Thank you, kind parents, for giving me bottles to make me well.
Mr Darling in "Peter Pan" by J. M. Barrie
Every parent wishes to raise their child to be capable, independent, and yet still remain appreciative enough to visit once in a while in those declining autumn years, so that every longing look from the window shall not be in vain, and most of those that are will be sufficiently trimmed with happy memories, and with happy anticipations of many more to come.
Are any of us wise or foresightful enough to choose each experience that would develop and improve our natural situation and abilities, while eschewing every experience that would do damage to the same? Few of us are wise enough to even think upon wishing that we were so.
There is time enough for early morning study on every other blessed early morning yet to rise, it is the mornings in bed that are in short supply. Does this homework assignment really matter among so many?
It is not the tomorrows that multiply all those good intentions, for they are all born of the now which says wait and not yet, and so it is the now, in the moment, that the unyielding twig must be unbent for the sake of the tree. There will be other shining moments to improve, says the youth to the parent attempting to incline him towards improving on any of them.
The debate between can't and won't is a narrow distraction and often chosen by a schoolmaster as a more familiar and a less exerting strategy and almost as effective as combining all their wit with honeyed words, which makes only a very small helm by which to steer reluctant pupils. The schoolmaster has been beaten back by a never-ending sea of youths, wave upon wave, year upon year, dashing his castles in the sand, and leaving a pristine shore as they depart to whence they came.
The parent is a specialist craftsman, with a lifetime commitment, and with no end in view so narrow as mere matriculation, which is only one possible stepping stone of many on a carefully consulted route.
When the young lad won't go in and make so many friends for life from a group of strangers his age, what is a father to do? Where reason and determined entreaties may fail, force is futile and will only cultivate immunity against all the more gentle influences in the future.
Complete capitulation can't be countenanced -- who wants the present problem to persist permanently?
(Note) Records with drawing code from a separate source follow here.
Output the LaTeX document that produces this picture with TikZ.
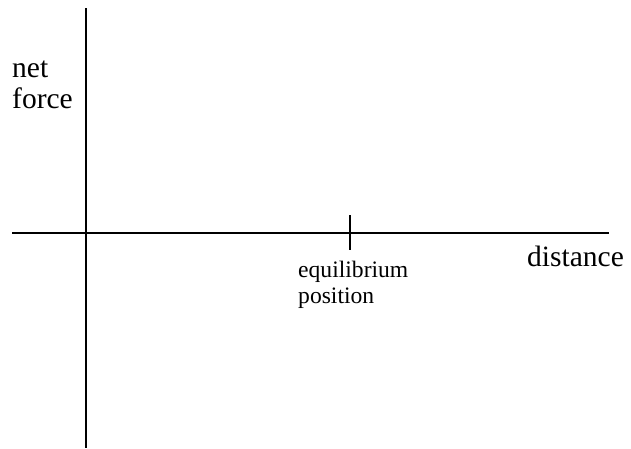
\documentclass[tikz,border=0pt]{standalone}
\usepackage{fontspec}
\setmainfont{Liberation Serif}
\begin{document}
\begin{tikzpicture}[x=1pt,y=-1pt,
  axis/.style={line width=2.8pt, line cap=butt},
  biglabel/.style={inner sep=0pt, anchor=base west, font=\fontsize{29.5}{32}\selectfont},
  smalllabel/.style={inner sep=0pt, anchor=base west, font=\fontsize{23.6}{26}\selectfont}]
\useasboundingbox (0,0) rectangle (631,448);
\coordinate (vtop) at (86,8);
\coordinate (vbot) at (86,448);
\coordinate (hleft) at (12,233);
\coordinate (hright) at (609,233);
\coordinate (ttop) at (350,215);
\coordinate (tbot) at (350,250);
\draw[axis] (vtop) -- (vbot);
\draw[axis] (hleft) -- (hright);
\draw[axis] (ttop) -- (tbot);
\node[biglabel] (net) at (12,77) {net};
\node[biglabel] (force) at (12,108) {force};
\node[biglabel] (dist) at (527,266) {distance};
\node[smalllabel] (eq) at (298,277) {equilibrium};
\node[smalllabel] (pos) at (298,303) {position};
\end{tikzpicture}
\end{document}
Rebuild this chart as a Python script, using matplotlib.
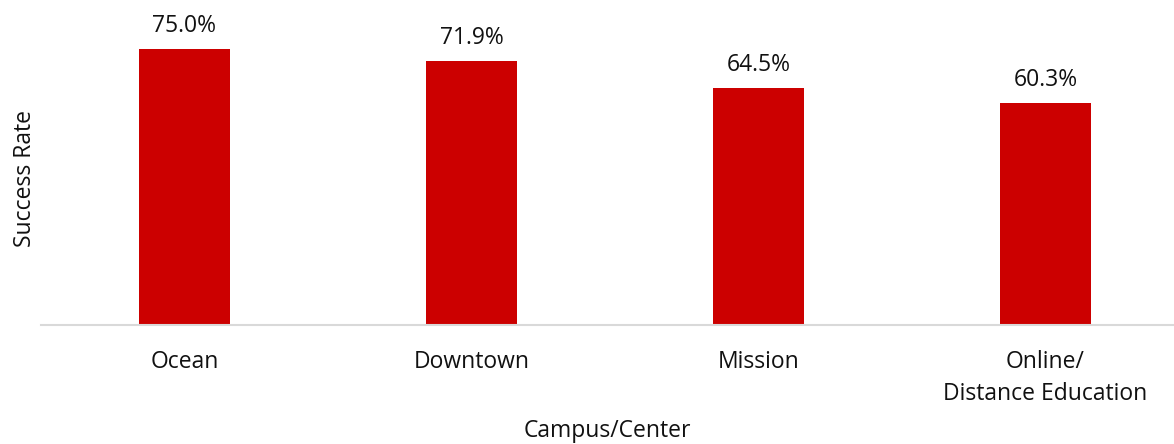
# success rate by campus/center

import matplotlib.pyplot as plt

plt.rcParams['font.family'] = ['Open Sans', 'DejaVu Sans']

campuses = ['Ocean', 'Downtown', 'Mission', 'Online/\nDistance Education']
success_rate = [75.0, 71.9, 64.5, 60.3]

fig = plt.figure(figsize=(11.74, 4.44), dpi=100)
ax = fig.add_axes([41 / 1174, 119 / 444, 1133 / 1174, 294 / 444])

x = range(len(campuses))
bars = ax.bar(x, success_rate, width=0.317, color='#cc0000')

# value labels above the bars
for b, v in zip(bars, success_rate):
    ax.annotate(f'{v:.1f}%', (b.get_x() + b.get_width() / 2, v),
                xytext=(0, 8), textcoords='offset points',
                ha='center', va='bottom', fontsize=16.5, color='#111111')

ax.set_xlim(-0.5, 3.448)
ax.set_ylim(0, 80)
ax.set_xticks(list(x))
ax.set_xticklabels(campuses, fontsize=16.5, linespacing=1.45, va='top',
                   color='#111111')
ax.tick_params(axis='x', length=0, pad=18)
ax.set_yticks([])

for side in ['top', 'right', 'left']:
    ax.spines[side].set_visible(False)
ax.spines['bottom'].set_color('#d9d9d9')
ax.spines['bottom'].set_linewidth(1.5)

ax.set_xlabel('Campus/Center', fontsize=16.5, labelpad=9, color='#111111')
ax.set_ylabel('Success Rate', fontsize=16.5, labelpad=3, color='#111111')

plt.savefig('out.png', dpi=100)
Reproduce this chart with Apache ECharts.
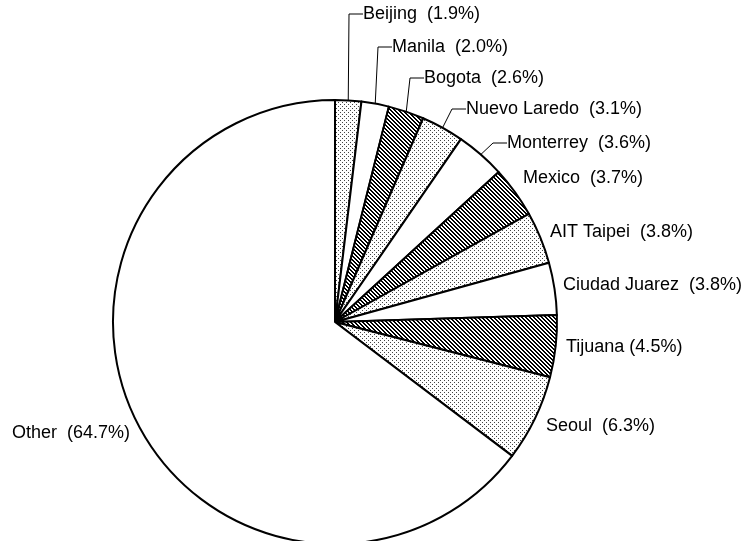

Do you know how to make a donkey turn around on a narrow staircase? It's very easy when you know the trick, which I am at liberty to reveal to you at some future time in the form of a song. The refrain is based upon the idea that a donkey will do what a donkey wants to do, and when the donkey wants to do it; and it goes like this: you got to make him want to.
It is a strategy that has often succeeded. Children will often want to do what they should when they realise that everything else is more boring.
I was once losing influence due to constant brow-beating. My over-used arguments were losing their force. The lad and I were getting fed up, and I was blowed if I was going to carry on like that all night. I needed something to strengthen the relationship, to give a distraction to clear the mind, to give time for everyone to think, while not removing the choice or obligation.
Inspiration spoke, and the solution was to go for a walk up a steep hill in the summer evening, away from the present pressing problem. Time to explore, time to talk - and if about nothing else, then about what we explore, about what we might find next, whether there will be a chip shop, and which road leads back. If the troublesome topic became too touchy, we temporarily talk of trivial things.
It was an activity that would require exertion, rewarded by a quite predictable though somewhat novel experience, and new sights of minor interest.
It was also sure to be just as steep next time, and slightly less interesting.
There were worse ways to spend the evening, and time for one to conclude (who knows?) as dread dissipates in the daylight outdoors, that going in and meeting new people might actually be better than this.
The obligation to overcome the obstacle remains. Any paths that ultimately lead back to this fearsome obstacle would be a blessing, for any steps which did not would need to be retraced.
The parent's duty is to create an environment that reflects this truth: The way out is the way through.
The boy became the master. Such situations cannot dominate him. Having paid the price, he knows their secret, and one secret more:
By paying the price, man may know the secret, and overcome.